The Northern Quota

News Live from Manchester
Menu

Low traffic scheme in Levenshulme has seen a mixed response – what’s next?

  • Levenshulme residents split over low traffic scheme
  • Some say planters simply divert traffic onto side roads
  • Others welcome initiative to get people out of their cars

A traffic management scheme designed to get cars off the road and encourage more people to cycle has received a mixed response in a south Manchester neighbourhood.

The Active Neighbourhood Scheme was implemented in Levenshulme earlier this year to help control traffic.

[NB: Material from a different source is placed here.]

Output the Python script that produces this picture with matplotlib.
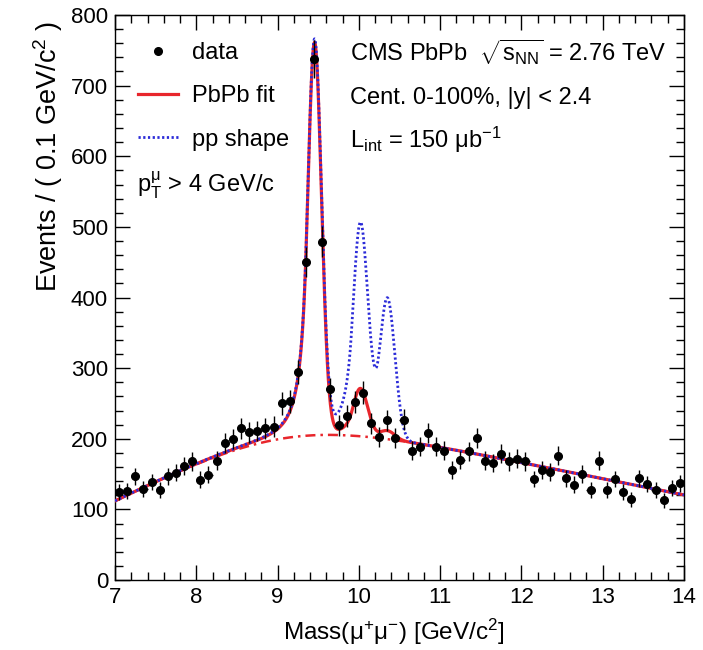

The main plank of the scheme was the installation of planters in the middle of the roads

Levenshulme councillor Basat Sheikh said: “Essentially the scheme is designed to promote active travel in the ward, so it’s to promote cycling and walking infrastructure in the city, specifically in the ward.”

It was quite divisive to say the least

Phill, a resident who recently moved to Levenshulme, is in favour of them.

“I think it’s good because we need to change people’s attitudes and get people away from shorter car journeys It’s a step in the right direction for us to be reducing our reliance on cars and fossil fuels,” he said.

However, he is aware of the negative reception the planters have received.

“I saw various pictures on local Facebook groups of people who weren’t happy with them had literally come and tipped them over," he said.

"It was quite divisive to say the least.”

Phill said Broom Lane has seen a lot of traffic diverted onto it because of the planters.

He said: “A big part of the issue has been residents on Broom Lane understandably complaining that all the traffic has been pushed into their neighbourhood.”

Councillor Sheikh acknowledged the mixed response and said the first phase of the scheme was about trialling filtered neighbourhoods.

He said the focus was on making roads safer within Levenshulme and promoting more cycling and walking.

He added that in the second phase of the scheme the council would look at improving crossings and cycle lanes.